Uma posição mais dura teve Joana Amaral Dias. A ex-bloquista falou mesmo num “poder anti-democrático” que está a tentar impedir “qualquer força” que proponha “uma política diferente da austeridade”. E é isso que está a acontecer com o Governo grego, diz. “É de um braço de ferro que se trata. É a democracia contra os déspotas. E quando nós temos um braço de ferro entre a democracia, neste caso a democracia grega, e um poder anti-democrático, que é o poder anti-democrático europeu, é natural que essas negociações sejam longas, árduas e minuciosas e que obrigassem a um esforço muito grande de ambas as partes“.
Joana Amaral Dias foi mais longe e deu um rosto a esse poder anti-democrático: Angela Merkel. “Há uma parte da Europa que é formalmente anti-democrática, como a Comissão, por exemplo. Mas depois há outra que é informalmente anti-democrática, quando falamos do sobrepoder que a Alemanha tem e da forma como ela organiza todas as decisões europeias. Eu não votei em Angela Merkel para tomar as decisões por mim“.
- Catarina Martins: “É muito importante que o governo grego seja bem-sucedido (…) porque senão desistimos”
A coordenadora do BE teve uma posição semelhante à de Joana Amaral Dias. O ponto de honra para Catarina Martins é este: “Parece que a democracia na Europa deixa de valer no dia em que algum povo escolher alguma coisa de diferente do que o Governo alemão decide. E é por isso que, mais do que perceber se em cada momento o governo grego tem ou não razão, é muito importante que o governo grego seja bem-sucedido para dizermos que a democracia vale alguma coisa na Europa, porque senão desistimos”.

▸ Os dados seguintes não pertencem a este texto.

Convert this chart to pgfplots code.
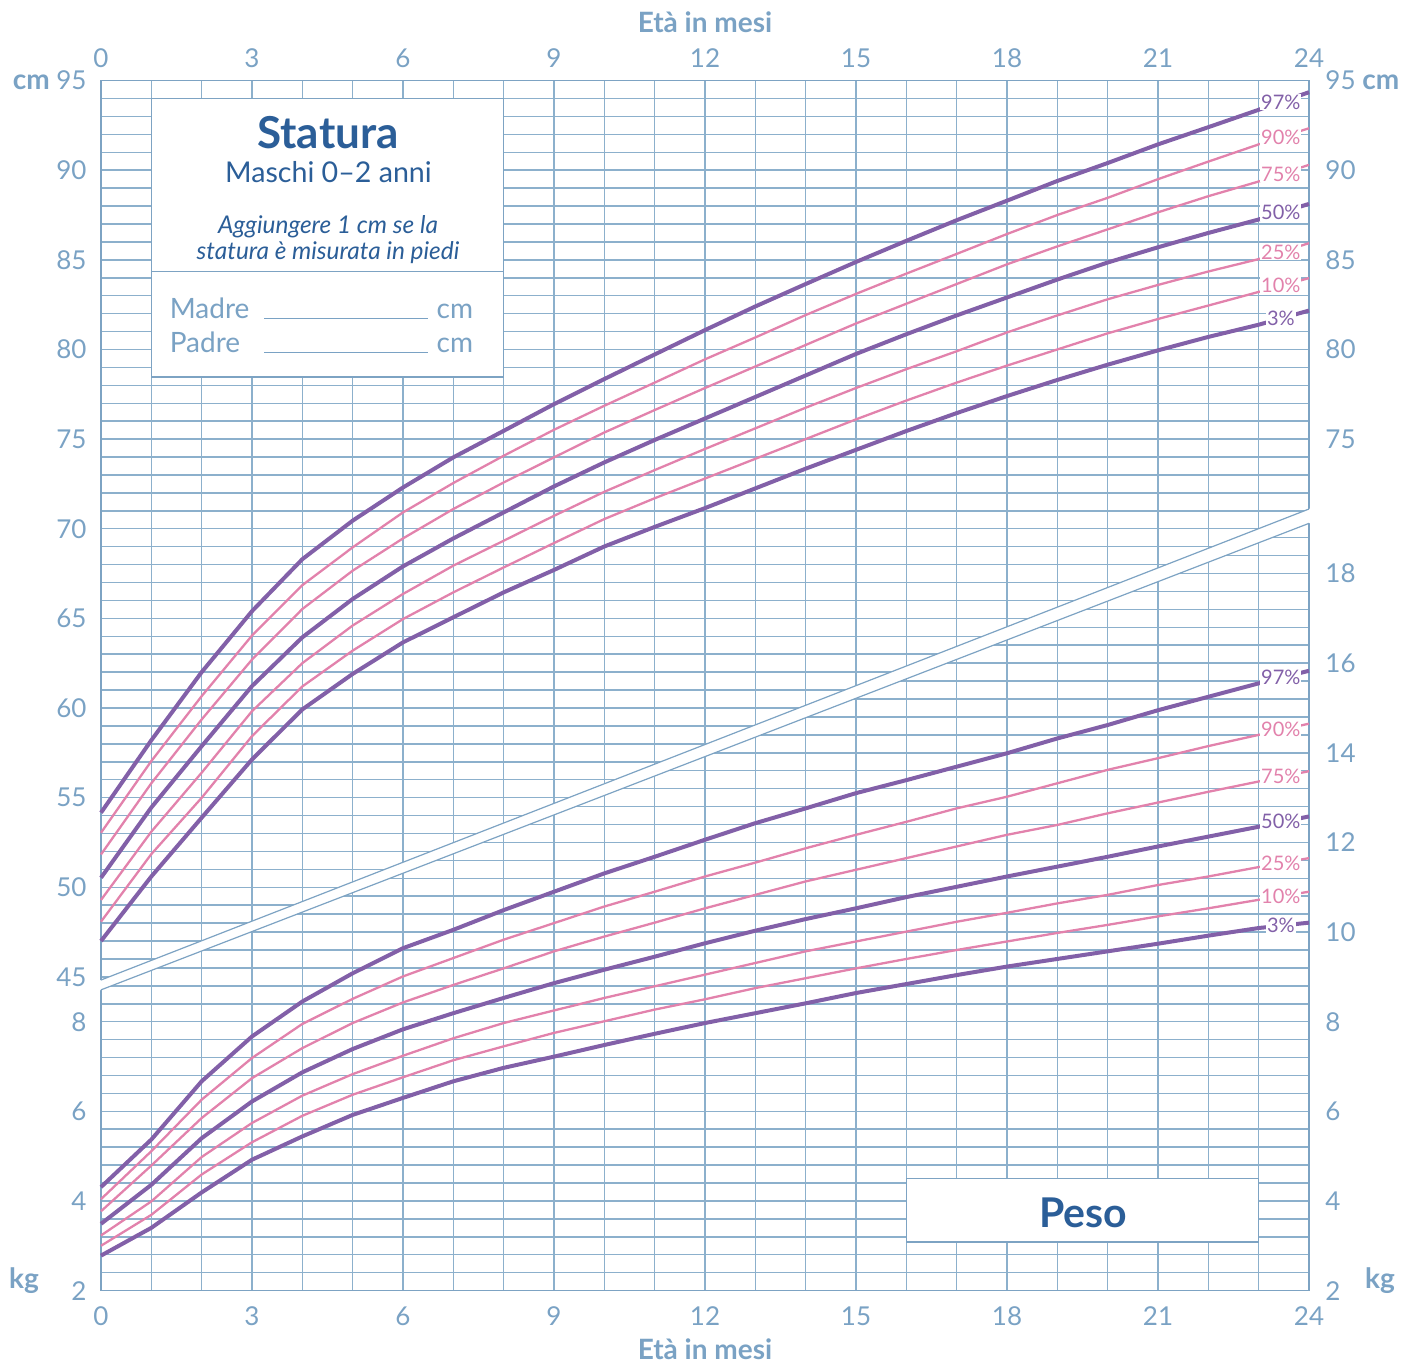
\documentclass[border=0pt]{standalone}
\usepackage{fontspec}
\setmainfont{Lato}
\usepackage{pgfplots}
\pgfplotsset{compat=1.18}
\usepackage{pgfplotstable}

\definecolor{gridblue}{RGB}{140,176,204}
\definecolor{frameblue}{RGB}{125,163,195}
\definecolor{ticklab}{RGB}{122,162,196}
\definecolor{titleblue}{RGB}{43,94,152}
\definecolor{lpurple}{RGB}{130,96,168}
\definecolor{lpink}{RGB}{226,130,172}

% Statura (cm) percentiles, boys 0-2 years
\pgfplotstableread{
m  p3    p10   p25   p50   p75   p90   p97
0  47.00 48.08 49.29 50.53 51.83 53.04 54.16
1  50.60 51.85 53.10 54.45 55.80 57.04 58.20
2  53.88 54.99 56.39 57.87 59.36 60.66 62.00
3  57.13 58.43 59.82 61.22 62.70 64.04 65.40
4  59.92 61.20 62.50 63.94 65.52 66.85 68.30
5  61.90 63.20 64.60 66.08 67.66 68.96 70.45
6  63.66 64.96 66.36 67.90 69.46 70.91 72.30
7  65.06 66.45 67.94 69.46 71.10 72.55 73.98
8  66.45 67.84 69.33 70.91 72.58 74.07 75.46
9  67.70 69.20 70.72 72.36 73.98 75.52 76.95
10 69.01 70.54 72.06 73.70 75.37 76.86 78.35
11 70.10 71.70 73.27 74.95 76.62 78.15 79.72
12 71.15 72.80 74.45 76.15 77.85 79.45 81.08
13 72.25 73.90 75.60 77.35 79.05 80.67 82.40
14 73.35 75.00 76.75 78.55 80.25 81.92 83.65
15 74.40 76.10 77.85 79.75 81.45 83.10 84.88
16 75.45 77.15 78.90 80.85 82.55 84.23 86.06
17 76.45 78.15 79.90 81.90 83.65 85.33 87.21
18 77.40 79.10 80.95 82.90 84.75 86.44 88.30
19 78.30 80.00 81.90 83.90 85.75 87.50 89.40
20 79.15 80.90 82.80 84.85 86.70 88.46 90.40
21 79.95 81.70 83.60 85.70 87.65 89.50 91.44
22 80.70 82.45 84.35 86.50 88.55 90.48 92.40
23 81.38 83.21 85.04 87.25 89.37 91.44 93.37
24 82.17 83.98 85.93 88.12 90.30 92.34 94.35
}\heights

% Peso (kg) percentiles, boys 0-2 years
\pgfplotstableread{
m  p3    p10   p25   p50   p75   p90   p97
0  2.78  3.00  3.23  3.49  3.77  4.04  4.31
1  3.40  3.69  3.99  4.36  4.79  5.11  5.37
2  4.19  4.59  4.98  5.40  5.85  6.26  6.67
3  4.92  5.31  5.74  6.22  6.74  7.19  7.67
4  5.44  5.90  6.35  6.87  7.41  7.95  8.45
5  5.92  6.37  6.83  7.39  7.97  8.51  9.08
6  6.30  6.76  7.24  7.83  8.43  9.01  9.64
7  6.67  7.14  7.63  8.19  8.82  9.42  10.05
8  6.97  7.45  7.97  8.53  9.19  9.83  10.49
9  7.22  7.75  8.25  8.86  9.57  10.20 10.90
10 7.48  8.01  8.53  9.16  9.90  10.57 11.31
11 7.73  8.27  8.79  9.45  10.21 10.90 11.68
12 7.97  8.50  9.05  9.75  10.53 11.24 12.06
13 8.19  8.75  9.31  10.03 10.83 11.55 12.43
14 8.41  8.97  9.57  10.29 11.13 11.87 12.76
15 8.64  9.19  9.79  10.53 11.39 12.17 13.10
16 8.84  9.40  10.01 10.78 11.65 12.46 13.39
17 9.04  9.60  10.23 11.01 11.91 12.76 13.69
18 9.23  9.79  10.43 11.24 12.17 13.02 13.99
19 9.40  9.98  10.64 11.46 12.39 13.32 14.32
20 9.57  10.16 10.83 11.68 12.65 13.62 14.62
21 9.74  10.35 11.05 11.91 12.89 13.88 14.95
22 9.92  10.53 11.24 12.13 13.13 14.15 15.25
23 10.09 10.72 11.45 12.35 13.36 14.40 15.55
24 10.21 10.90 11.65 12.58 13.59 14.65 15.83
}\weights

\pgfplotsset{
  base/.style={
    at={(0pt,0pt)}, anchor=south west,
    scale only axis, width=604pt, height=605pt,
    xmin=0, xmax=24, clip=false,
    axis line style={draw=none},
    major tick length=0pt,
    tick label style={font=\fontsize{13}{15}\selectfont, text=ticklab},
  },
}
\tikzset{
  p97/.style={lpurple, line width=2pt, line join=round},
  pthin/.style={lpink, line width=1.15pt, line join=round},
  plab/.style={fill=white, inner sep=0.5pt, font=\fontsize{10}{12}\selectfont},
  gl/.style={gridblue, line width=0.75pt},
}

\begin{document}
\begin{tikzpicture}
\path[use as bounding box] (-50.5pt,-36.5pt) rectangle (652pt,645.3pt);

% ---------- Axis A: kg scale (left), bottom months, all background ----------
\begin{axis}[base, ymin=2, ymax=29,
  xtick={0,3,...,24}, xticklabels={0,3,6,9,12,15,18,21,24},
  xticklabel style={yshift=-4.5pt},
  ytick={2,4,6,8}, yticklabels={2,4,6,8},
  yticklabel style={xshift=-3.7pt},
  xlabel={Età in mesi},
  xlabel style={font=\bfseries\fontsize{14}{16}\selectfont, text=ticklab, inner sep=0pt,
    at={(axis description cs:0.5,0)}, anchor=center, yshift=-29.5pt},
]
% vertical grid
\pgfplotsinvokeforeach{1,...,23}{\draw[gl] (axis cs:#1,2) -- (axis cs:#1,29);}
% cm grid (above the band)
\begin{scope}
\clip (axis cs:0,8.93) -- (axis cs:24,19.44) -- (axis cs:24,29) -- (axis cs:0,29) -- cycle;
\pgfplotsinvokeforeach{9,9.4,...,28.7}{\draw[gl] (axis cs:0,#1) -- (axis cs:24,#1);}
\end{scope}
% kg grid (below the band)
\begin{scope}
\clip (axis cs:0,2) -- (axis cs:24,2) -- (axis cs:24,19.12) -- (axis cs:0,8.71) -- cycle;
\pgfplotsinvokeforeach{2.4,2.8,...,19.3}{\draw[gl] (axis cs:0,#1) -- (axis cs:24,#1);}
\end{scope}
% frame
\draw[frameblue, line width=0.9pt] (axis cs:0,2) rectangle (axis cs:24,29);
% white band between the two scales
\fill[white] (axis cs:-0.05,8.688) -- (axis cs:24.05,19.142) -- (axis cs:24.05,19.462) -- (axis cs:-0.05,8.908) -- cycle;
\draw[frameblue, line width=0.6pt] (axis cs:0,8.71) -- (axis cs:24,19.12);
\draw[frameblue, line width=0.6pt] (axis cs:0,8.93) -- (axis cs:24,19.44);

% Statura box
\draw[frameblue, line width=0.8pt, fill=white] (axis cs:1,22.38) rectangle (axis cs:8,28.6);
\draw[frameblue, line width=0.8pt] (axis cs:1,24.74) -- (axis cs:8,24.74);
\node[anchor=base, inner sep=0, text=titleblue, font=\bfseries\fontsize{22}{26}\selectfont] at (axis cs:4.51,27.48) {Statura};
\node[anchor=base, inner sep=0, text=titleblue, font=\fontsize{14.3}{16}\selectfont] at (axis cs:4.52,26.73) {Maschi 0–2 anni};
\node[anchor=base, inner sep=0, text=titleblue, font=\itshape\fontsize{12.2}{14}\selectfont] at (axis cs:4.51,25.59) {Aggiungere 1 cm se la};
\node[anchor=base, inner sep=0, text=titleblue, font=\itshape\fontsize{12.2}{14}\selectfont] at (axis cs:4.51,25.01) {statura è misurata in piedi};
\node[anchor=base west, inner sep=0, text=ticklab, font=\fontsize{14}{16}\selectfont] at (axis cs:1.36,23.69) {Madre};
\node[anchor=base west, inner sep=0, text=ticklab, font=\fontsize{14}{16}\selectfont] at (axis cs:1.36,22.94) {Padre};
\draw[ticklab, line width=0.6pt] (axis cs:3.24,23.69) -- (axis cs:6.50,23.69);
\draw[ticklab, line width=0.6pt] (axis cs:3.24,22.94) -- (axis cs:6.50,22.94);
\node[anchor=base west, inner sep=0, text=ticklab, font=\fontsize{14}{16}\selectfont] at (axis cs:6.66,23.69) {cm};
\node[anchor=base west, inner sep=0, text=ticklab, font=\fontsize{14}{16}\selectfont] at (axis cs:6.66,22.94) {cm};

% Peso box
\draw[frameblue, line width=0.8pt, fill=white] (axis cs:16,3.08) rectangle (axis cs:23,4.5);
\node[anchor=base, inner sep=0, text=titleblue, font=\bfseries\fontsize{20.5}{24}\selectfont] at (axis cs:19.51,3.40) {Peso};

% weight curves
\addplot[p97]   table[x=m, y=p97] {\weights};
\addplot[pthin] table[x=m, y=p90] {\weights};
\addplot[pthin] table[x=m, y=p75] {\weights};
\addplot[p97]   table[x=m, y=p50] {\weights};
\addplot[pthin] table[x=m, y=p25] {\weights};
\addplot[pthin] table[x=m, y=p10] {\weights};
\addplot[p97]   table[x=m, y=p3]  {\weights};
\node[plab, text=lpurple] at (axis cs:23.44,15.68) {97\%};
\node[plab, text=lpink]   at (axis cs:23.44,14.52) {90\%};
\node[plab, text=lpink]   at (axis cs:23.44,13.47) {75\%};
\node[plab, text=lpurple] at (axis cs:23.44,12.46) {50\%};
\node[plab, text=lpink]   at (axis cs:23.44,11.54) {25\%};
\node[plab, text=lpink]   at (axis cs:23.44,10.80) {10\%};
\node[plab, text=lpurple] at (axis cs:23.44,10.15) {3\%};
\end{axis}

% ---------- Axis C: cm scale (left) with height curves ----------
\begin{axis}[base, ymin=27.5, ymax=95,
  xtick=\empty,
  ytick={45,50,...,95}, yticklabels={45,50,55,60,65,70,75,80,85,90,{\fontsize{14}{16}\selectfont\bfseries cm}\ 95},
  yticklabel style={xshift=-3.7pt},
]
\addplot[p97]   table[x=m, y=p97] {\heights};
\addplot[pthin] table[x=m, y=p90] {\heights};
\addplot[pthin] table[x=m, y=p75] {\heights};
\addplot[p97]   table[x=m, y=p50] {\heights};
\addplot[pthin] table[x=m, y=p25] {\heights};
\addplot[pthin] table[x=m, y=p10] {\heights};
\addplot[p97]   table[x=m, y=p3]  {\heights};
\node[plab, text=lpurple] at (axis cs:23.44,93.81) {97\%};
\node[plab, text=lpink]   at (axis cs:23.44,91.84) {90\%};
\node[plab, text=lpink]   at (axis cs:23.44,89.79) {75\%};
\node[plab, text=lpurple] at (axis cs:23.44,87.64) {50\%};
\node[plab, text=lpink]   at (axis cs:23.44,85.44) {25\%};
\node[plab, text=lpink]   at (axis cs:23.44,83.56) {10\%};
\node[plab, text=lpurple] at (axis cs:23.44,81.74) {3\%};
\end{axis}

% ---------- Axis D: cm scale (right) ----------
\begin{axis}[base, ymin=27.5, ymax=95,
  xtick=\empty,
  ytick={75,80,...,95}, yticklabels={75,80,85,90,95\ {\fontsize{14}{16}\selectfont\bfseries cm}},
  yticklabel pos=right,
  yticklabel style={xshift=4.7pt},
]
\end{axis}

% ---------- Axis B: kg scale (right), top months ----------
\begin{axis}[base, ymin=2, ymax=29,
  xtick={0,3,...,24}, xticklabels={0,3,6,9,12,15,18,21,24},
  xticklabel pos=top,
  xticklabel style={yshift=2.8pt},
  ytick={2,4,...,18}, yticklabels={2,4,6,8,10,12,14,16,18},
  yticklabel pos=right,
  yticklabel style={xshift=4.7pt},
  xlabel={Età in mesi},
  xlabel style={font=\bfseries\fontsize{14}{16}\selectfont, text=ticklab, inner sep=0pt,
    at={(axis description cs:0.5,1)}, anchor=center, yshift=29pt},
]
\end{axis}

\node[text=ticklab, font=\bfseries\fontsize{14}{16}\selectfont] at (-38.5pt,5pt) {kg};
\node[text=ticklab, font=\bfseries\fontsize{14}{16}\selectfont] at (639.5pt,5pt) {kg};
\end{tikzpicture}
\end{document}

Catarina Martins acredita, de resto, que a União Europeia está a empurrar a Grécia para uma alternativa que vai acabar por deixar Atenas com uma economia ainda mais fragilizada. “O governo do Syriza diz ‘não nos dêem mais dinheiro, não podemos suportar mais empréstimos destes’. E o que é que a UE está a responder? Está a dizer que não aceitam que haja uma alternativa à austeridade, que prefere perder mais dinheiro obrigando a Grécia a sair do euro, do que aceitar uma reestruturação da dívida e uma alternativa“, afirmou.